La mage s’enfonça dans son siège comme un enfant prit en faute. Asnath cacha, non sans peine, son hilarité à voir celle qui lui avait donné des cours de diplomatie se faire ainsi admonester.

Pendant ce temps, la démoniste appuyait sur de nombreux boutons d’une console immense. Chaque action semblait calculée au millimètre près et, après un petit moment, un bruit de pression libérée brusquement se fit entendre alors qu’un panneau du mur coulissait, laissant apparaître une cache. Ellécnite en sortit un étrange objet, la Clef des Profondeurs.

Le terme de clef semblait tout à fait hors de propos, la relique était en réalité une étrange armature métallique cubique contenant une sphère translucide dans laquelle on pouvait voir plusieurs éclairs se former par intermittence. Deux bornes permettaient de la brancher. La relique ressemblait ni plus ni moins à une ordinaire batterie. La gardienne déposa l’objet sur la table devant Asnath et Noem’Aeda.

- Les filles, voici la Clef des Profondeurs.

- Pourquoi est-ce que vous avez choisi ce nom ? s’informa l’humaine en se penchant avec curiosité.

- Parce que nous avons toujours l’espoir que cet objet nous donnera les moyens de retrouver notre capitale, qu’il en est la clef. L’entreprise de désinfection de Gnomeregan est colossale. Si jamais nous parvenons à trouver un moyen de nous débarrasser des radiations, toute l’énergie de la Clef sera nécessaire pour enfin pouvoir considérer l’infection comme un mauvais souvenir.

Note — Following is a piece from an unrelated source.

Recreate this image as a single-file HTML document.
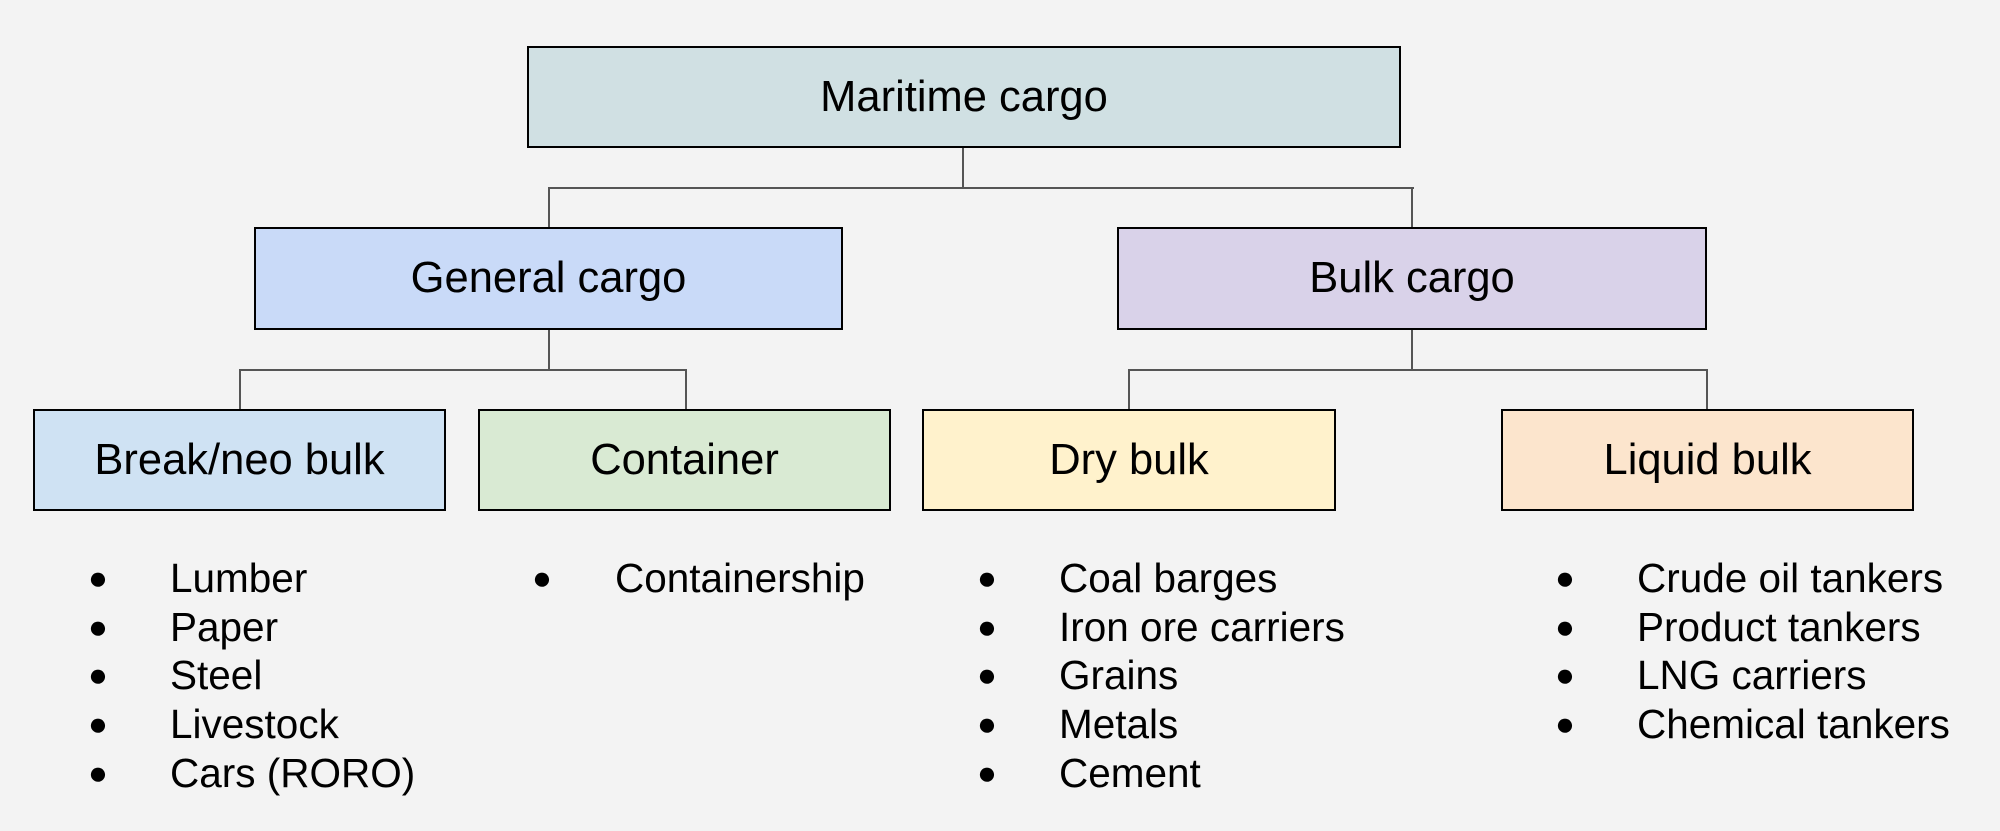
<!DOCTYPE html>
<html><head><meta charset="utf-8"><style>
body{margin:0;width:2000px;height:831px;background:#f3f3f3;position:relative;overflow:hidden;font-family:"Liberation Sans",Arial,sans-serif;color:#000}
.b{position:absolute;border:2px solid #000;box-sizing:border-box;display:flex;align-items:center;justify-content:center;font-size:43.5px}
.l{position:absolute;width:2px;background:#555}
.h{position:absolute;height:2px;background:#555}
.li{position:absolute;font-size:40.5px;line-height:48.7px;white-space:nowrap}
.bu{position:absolute;font-size:33px;line-height:48.7px}
</style></head><body>
<div class="b" style="left:527px;top:46px;width:874px;height:102px;background:#d0e0e3">Maritime cargo</div>
<div class="b" style="left:254px;top:227px;width:589px;height:103px;background:#c9daf8">General cargo</div>
<div class="b" style="left:1117px;top:227px;width:590px;height:103px;background:#d9d2e9">Bulk cargo</div>
<div class="b" style="left:33px;top:409px;width:413px;height:102px;background:#cfe2f3">Break/neo bulk</div>
<div class="b" style="left:478px;top:409px;width:413px;height:102px;background:#d9ead3">Container</div>
<div class="b" style="left:922px;top:409px;width:414px;height:102px;background:#fff2cc">Dry bulk</div>
<div class="b" style="left:1501px;top:409px;width:413px;height:102px;background:#fce5cd">Liquid bulk</div>

<div class="l" style="left:962px;top:148px;height:40px"></div>
<div class="h" style="left:548px;top:187px;width:866px"></div>
<div class="l" style="left:548px;top:187px;height:40px"></div>
<div class="l" style="left:1411px;top:187px;height:40px"></div>

<div class="l" style="left:548px;top:330px;height:40px"></div>
<div class="h" style="left:239px;top:369px;width:448px"></div>
<div class="l" style="left:239px;top:369px;height:40px"></div>
<div class="l" style="left:685px;top:369px;height:40px"></div>

<div class="l" style="left:1411px;top:330px;height:40px"></div>
<div class="h" style="left:1128px;top:369px;width:580px"></div>
<div class="l" style="left:1128px;top:369px;height:40px"></div>
<div class="l" style="left:1706px;top:369px;height:40px"></div>

<div class="bu" style="left:88px;top:554px">●<br>●<br>●<br>●<br>●</div>
<div class="li" style="left:170px;top:554px">Lumber<br>Paper<br>Steel<br>Livestock<br>Cars (RORO)</div>
<div class="bu" style="left:532px;top:554px">●</div>
<div class="li" style="left:615px;top:554px">Containership</div>
<div class="bu" style="left:977px;top:554px">●<br>●<br>●<br>●<br>●</div>
<div class="li" style="left:1059px;top:554px">Coal barges<br>Iron ore carriers<br>Grains<br>Metals<br>Cement</div>
<div class="bu" style="left:1555px;top:554px">●<br>●<br>●<br>●</div>
<div class="li" style="left:1637px;top:554px">Crude oil tankers<br>Product tankers<br>LNG carriers<br>Chemical tankers</div>
</body></html>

En attendant, j’ai été chargée par les miens de garder la Clef à l’abri.

- Si je puis me permettre, pourquoi as-tu été choisie ? demanda la draeneï, je veux dire que…

Nouveau regard noir de la part d’Ellécnite qui décida de ne plus regarder qu’Asnath.

- Je ne suis certes pas la personne la plus puissante sur Azeroth. Cependant, le problème est surtout de faire en sorte que jamais la Clef des Profondeurs ne tombe dans de mauvaises mains. Un moyen comme un autre est de la donner à un gardien qui vive à l’écart de tout. Comme depuis la catastrophe je n’ai jamais quitté ce lieu plus d’un mois et que ma maison est isolée, la relique m’a été confiée.

Les deux invitées acquiescèrent, c’était un choix compréhensible.

- Mais tout à l’heure, répliqua Asnath, tu as réagis quand nous avons parlé de Tassanya et d’Omundron…

- Oui, continua Ellécnite, il y a six jours, j’ai reçu un message de la Gardienne de la Larme. Elle souhaitait me parler.

- A quel sujet ?

- Tassanya et moi nous connaissons bien. Nous nous étions rencontrées lorsque les dirigeants de l’Alliance avaient décidé que les deux gardiennes devaient se connaître. Nous nous sommes vues à Hurlevent le lendemain, elle voulait me parler de leur projet, à elle et Omundron. Une folie, je ne me suis pas gênée pour le leur dire d’ailleurs.

- Que voulaient-ils faire ? demanda Asnath avec précipitation.

Ellécnite détourna le regard et lâcha un long soupir.

- Tu ne vas pas aimer, Asnath. Mais ils ont pour projet d’utiliser la puissance de la Larme d’Elune pour aller purifier la Malbrèche.

- Pardon ?

- Tu as bien entendu, ils sont persuadés qu’il est possible de rendre ce lieu à la nature. De la part de deux elfes, cette idée ne m’étonne pas. Mais là n’est pas le pire… Asnath, ils veulent aussi voir s’ils peuvent purifier la ville de Stratholme.